■ Exercise: Repeat the listing word for word. No pictures belong in the copy.

■ ■ ■

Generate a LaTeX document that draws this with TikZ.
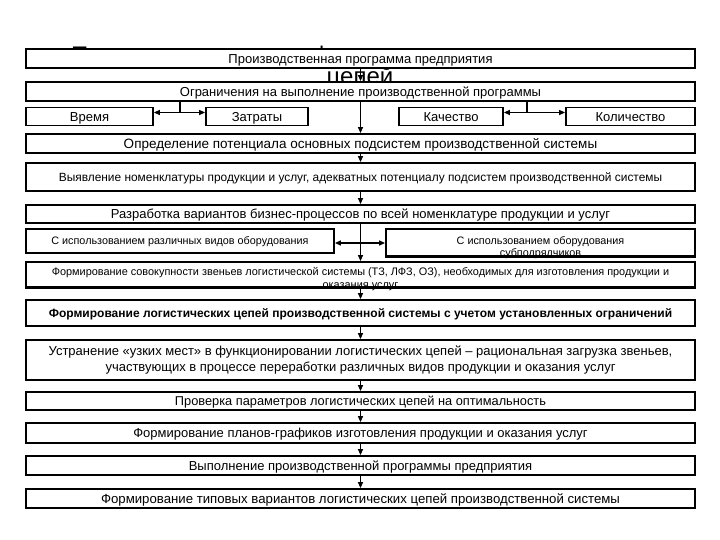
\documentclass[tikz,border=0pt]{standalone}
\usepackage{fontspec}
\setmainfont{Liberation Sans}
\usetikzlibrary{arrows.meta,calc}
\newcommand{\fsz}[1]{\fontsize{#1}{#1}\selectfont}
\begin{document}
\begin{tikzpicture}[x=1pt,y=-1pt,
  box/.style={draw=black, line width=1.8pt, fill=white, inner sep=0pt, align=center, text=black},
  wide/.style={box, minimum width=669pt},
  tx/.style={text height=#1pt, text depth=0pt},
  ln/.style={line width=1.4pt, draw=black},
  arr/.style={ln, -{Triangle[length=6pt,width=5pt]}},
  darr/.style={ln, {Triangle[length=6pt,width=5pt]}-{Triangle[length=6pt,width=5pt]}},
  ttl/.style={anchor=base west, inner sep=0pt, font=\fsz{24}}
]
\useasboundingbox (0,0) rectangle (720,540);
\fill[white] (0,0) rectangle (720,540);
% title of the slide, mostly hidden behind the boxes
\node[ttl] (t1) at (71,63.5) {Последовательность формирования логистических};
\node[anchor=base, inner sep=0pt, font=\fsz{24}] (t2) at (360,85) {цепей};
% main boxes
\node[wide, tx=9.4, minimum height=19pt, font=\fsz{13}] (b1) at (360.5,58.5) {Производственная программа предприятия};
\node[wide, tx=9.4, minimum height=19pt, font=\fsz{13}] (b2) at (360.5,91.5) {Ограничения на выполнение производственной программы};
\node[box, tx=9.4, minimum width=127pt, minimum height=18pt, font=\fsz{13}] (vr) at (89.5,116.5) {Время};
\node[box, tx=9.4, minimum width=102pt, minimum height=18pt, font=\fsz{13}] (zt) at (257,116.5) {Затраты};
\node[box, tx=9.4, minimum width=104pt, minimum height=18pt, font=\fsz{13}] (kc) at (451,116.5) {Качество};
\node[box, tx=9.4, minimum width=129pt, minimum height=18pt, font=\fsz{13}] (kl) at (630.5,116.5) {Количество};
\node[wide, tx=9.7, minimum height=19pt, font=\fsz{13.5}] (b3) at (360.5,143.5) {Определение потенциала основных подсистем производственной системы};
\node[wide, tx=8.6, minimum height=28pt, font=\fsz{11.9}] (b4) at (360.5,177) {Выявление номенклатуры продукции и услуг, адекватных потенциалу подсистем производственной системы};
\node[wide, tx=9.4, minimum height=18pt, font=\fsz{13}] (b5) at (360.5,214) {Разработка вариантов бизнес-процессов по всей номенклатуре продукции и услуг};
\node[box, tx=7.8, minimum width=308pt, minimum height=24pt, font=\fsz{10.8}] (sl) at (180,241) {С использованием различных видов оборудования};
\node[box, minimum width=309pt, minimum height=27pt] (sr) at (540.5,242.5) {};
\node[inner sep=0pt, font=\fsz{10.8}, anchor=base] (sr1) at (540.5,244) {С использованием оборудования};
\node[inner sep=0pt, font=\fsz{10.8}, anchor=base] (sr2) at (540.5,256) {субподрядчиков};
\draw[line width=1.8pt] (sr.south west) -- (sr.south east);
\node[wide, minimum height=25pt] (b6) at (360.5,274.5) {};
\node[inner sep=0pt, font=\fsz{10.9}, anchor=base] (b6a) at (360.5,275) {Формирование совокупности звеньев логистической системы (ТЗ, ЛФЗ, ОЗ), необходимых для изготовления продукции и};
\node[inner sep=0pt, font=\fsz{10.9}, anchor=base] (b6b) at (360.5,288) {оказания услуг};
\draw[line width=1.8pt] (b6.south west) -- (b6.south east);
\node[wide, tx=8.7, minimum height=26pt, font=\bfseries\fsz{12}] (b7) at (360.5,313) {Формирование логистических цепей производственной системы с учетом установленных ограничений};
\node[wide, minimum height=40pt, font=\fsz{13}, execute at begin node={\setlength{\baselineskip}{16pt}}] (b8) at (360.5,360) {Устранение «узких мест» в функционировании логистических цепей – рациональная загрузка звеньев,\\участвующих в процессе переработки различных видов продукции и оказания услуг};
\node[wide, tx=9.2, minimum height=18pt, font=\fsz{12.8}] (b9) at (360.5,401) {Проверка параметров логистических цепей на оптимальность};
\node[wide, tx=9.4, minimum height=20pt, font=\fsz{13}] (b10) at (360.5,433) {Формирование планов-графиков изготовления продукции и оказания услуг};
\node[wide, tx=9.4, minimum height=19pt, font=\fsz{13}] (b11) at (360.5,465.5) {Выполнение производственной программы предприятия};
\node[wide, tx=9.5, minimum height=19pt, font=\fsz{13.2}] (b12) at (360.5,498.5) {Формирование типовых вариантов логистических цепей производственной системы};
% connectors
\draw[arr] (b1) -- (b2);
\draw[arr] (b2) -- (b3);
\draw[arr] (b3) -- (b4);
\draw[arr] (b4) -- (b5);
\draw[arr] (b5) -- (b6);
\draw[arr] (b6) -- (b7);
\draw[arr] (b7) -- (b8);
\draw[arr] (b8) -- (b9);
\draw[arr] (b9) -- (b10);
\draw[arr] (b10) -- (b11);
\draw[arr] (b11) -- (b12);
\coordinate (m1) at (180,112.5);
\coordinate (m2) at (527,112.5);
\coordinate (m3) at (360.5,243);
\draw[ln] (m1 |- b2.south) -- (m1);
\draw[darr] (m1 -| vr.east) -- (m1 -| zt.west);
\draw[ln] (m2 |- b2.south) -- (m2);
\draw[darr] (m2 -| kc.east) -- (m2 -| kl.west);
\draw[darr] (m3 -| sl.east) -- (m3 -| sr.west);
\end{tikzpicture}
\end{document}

■ ■ ■

■ Result of the exercise:
Generate a LaTeX document that draws this with TikZ.
\documentclass[tikz,border=0pt]{standalone}
\usepackage{fontspec}
\setmainfont{Liberation Sans}
\usetikzlibrary{arrows.meta,calc}
\newcommand{\fsz}[1]{\fontsize{#1}{#1}\selectfont}
\begin{document}
\begin{tikzpicture}[x=1pt,y=-1pt,
  box/.style={draw=black, line width=1.8pt, fill=white, inner sep=0pt, align=center, text=black},
  wide/.style={box, minimum width=669pt},
  tx/.style={text height=#1pt, text depth=0pt},
  ln/.style={line width=1.4pt, draw=black},
  arr/.style={ln, -{Triangle[length=6pt,width=5pt]}},
  darr/.style={ln, {Triangle[length=6pt,width=5pt]}-{Triangle[length=6pt,width=5pt]}},
  ttl/.style={anchor=base west, inner sep=0pt, font=\fsz{24}}
]
\useasboundingbox (0,0) rectangle (720,540);
\fill[white] (0,0) rectangle (720,540);
% title of the slide, mostly hidden behind the boxes
\node[ttl] (t1) at (71,63.5) {Последовательность формирования логистических};
\node[anchor=base, inner sep=0pt, font=\fsz{24}] (t2) at (360,85) {цепей};
% main boxes
\node[wide, tx=9.4, minimum height=19pt, font=\fsz{13}] (b1) at (360.5,58.5) {Производственная программа предприятия};
\node[wide, tx=9.4, minimum height=19pt, font=\fsz{13}] (b2) at (360.5,91.5) {Ограничения на выполнение производственной программы};
\node[box, tx=9.4, minimum width=127pt, minimum height=18pt, font=\fsz{13}] (vr) at (89.5,116.5) {Время};
\node[box, tx=9.4, minimum width=102pt, minimum height=18pt, font=\fsz{13}] (zt) at (257,116.5) {Затраты};
\node[box, tx=9.4, minimum width=104pt, minimum height=18pt, font=\fsz{13}] (kc) at (451,116.5) {Качество};
\node[box, tx=9.4, minimum width=129pt, minimum height=18pt, font=\fsz{13}] (kl) at (630.5,116.5) {Количество};
\node[wide, tx=9.7, minimum height=19pt, font=\fsz{13.5}] (b3) at (360.5,143.5) {Определение потенциала основных подсистем производственной системы};
\node[wide, tx=8.6, minimum height=28pt, font=\fsz{11.9}] (b4) at (360.5,177) {Выявление номенклатуры продукции и услуг, адекватных потенциалу подсистем производственной системы};
\node[wide, tx=9.4, minimum height=18pt, font=\fsz{13}] (b5) at (360.5,214) {Разработка вариантов бизнес-процессов по всей номенклатуре продукции и услуг};
\node[box, tx=7.8, minimum width=308pt, minimum height=24pt, font=\fsz{10.8}] (sl) at (180,241) {С использованием различных видов оборудования};
\node[box, minimum width=309pt, minimum height=27pt] (sr) at (540.5,242.5) {};
\node[inner sep=0pt, font=\fsz{10.8}, anchor=base] (sr1) at (540.5,244) {С использованием оборудования};
\node[inner sep=0pt, font=\fsz{10.8}, anchor=base] (sr2) at (540.5,256) {субподрядчиков};
\draw[line width=1.8pt] (sr.south west) -- (sr.south east);
\node[wide, minimum height=25pt] (b6) at (360.5,274.5) {};
\node[inner sep=0pt, font=\fsz{10.9}, anchor=base] (b6a) at (360.5,275) {Формирование совокупности звеньев логистической системы (ТЗ, ЛФЗ, ОЗ), необходимых для изготовления продукции и};
\node[inner sep=0pt, font=\fsz{10.9}, anchor=base] (b6b) at (360.5,288) {оказания услуг};
\draw[line width=1.8pt] (b6.south west) -- (b6.south east);
\node[wide, tx=8.7, minimum height=26pt, font=\bfseries\fsz{12}] (b7) at (360.5,313) {Формирование логистических цепей производственной системы с учетом установленных ограничений};
\node[wide, minimum height=40pt, font=\fsz{13}, execute at begin node={\setlength{\baselineskip}{16pt}}] (b8) at (360.5,360) {Устранение «узких мест» в функционировании логистических цепей – рациональная загрузка звеньев,\\участвующих в процессе переработки различных видов продукции и оказания услуг};
\node[wide, tx=9.2, minimum height=18pt, font=\fsz{12.8}] (b9) at (360.5,401) {Проверка параметров логистических цепей на оптимальность};
\node[wide, tx=9.4, minimum height=20pt, font=\fsz{13}] (b10) at (360.5,433) {Формирование планов-графиков изготовления продукции и оказания услуг};
\node[wide, tx=9.4, minimum height=19pt, font=\fsz{13}] (b11) at (360.5,465.5) {Выполнение производственной программы предприятия};
\node[wide, tx=9.5, minimum height=19pt, font=\fsz{13.2}] (b12) at (360.5,498.5) {Формирование типовых вариантов логистических цепей производственной системы};
% connectors
\draw[arr] (b1) -- (b2);
\draw[arr] (b2) -- (b3);
\draw[arr] (b3) -- (b4);
\draw[arr] (b4) -- (b5);
\draw[arr] (b5) -- (b6);
\draw[arr] (b6) -- (b7);
\draw[arr] (b7) -- (b8);
\draw[arr] (b8) -- (b9);
\draw[arr] (b9) -- (b10);
\draw[arr] (b10) -- (b11);
\draw[arr] (b11) -- (b12);
\coordinate (m1) at (180,112.5);
\coordinate (m2) at (527,112.5);
\coordinate (m3) at (360.5,243);
\draw[ln] (m1 |- b2.south) -- (m1);
\draw[darr] (m1 -| vr.east) -- (m1 -| zt.west);
\draw[ln] (m2 |- b2.south) -- (m2);
\draw[darr] (m2 -| kc.east) -- (m2 -| kl.west);
\draw[darr] (m3 -| sl.east) -- (m3 -| sr.west);
\end{tikzpicture}
\end{document}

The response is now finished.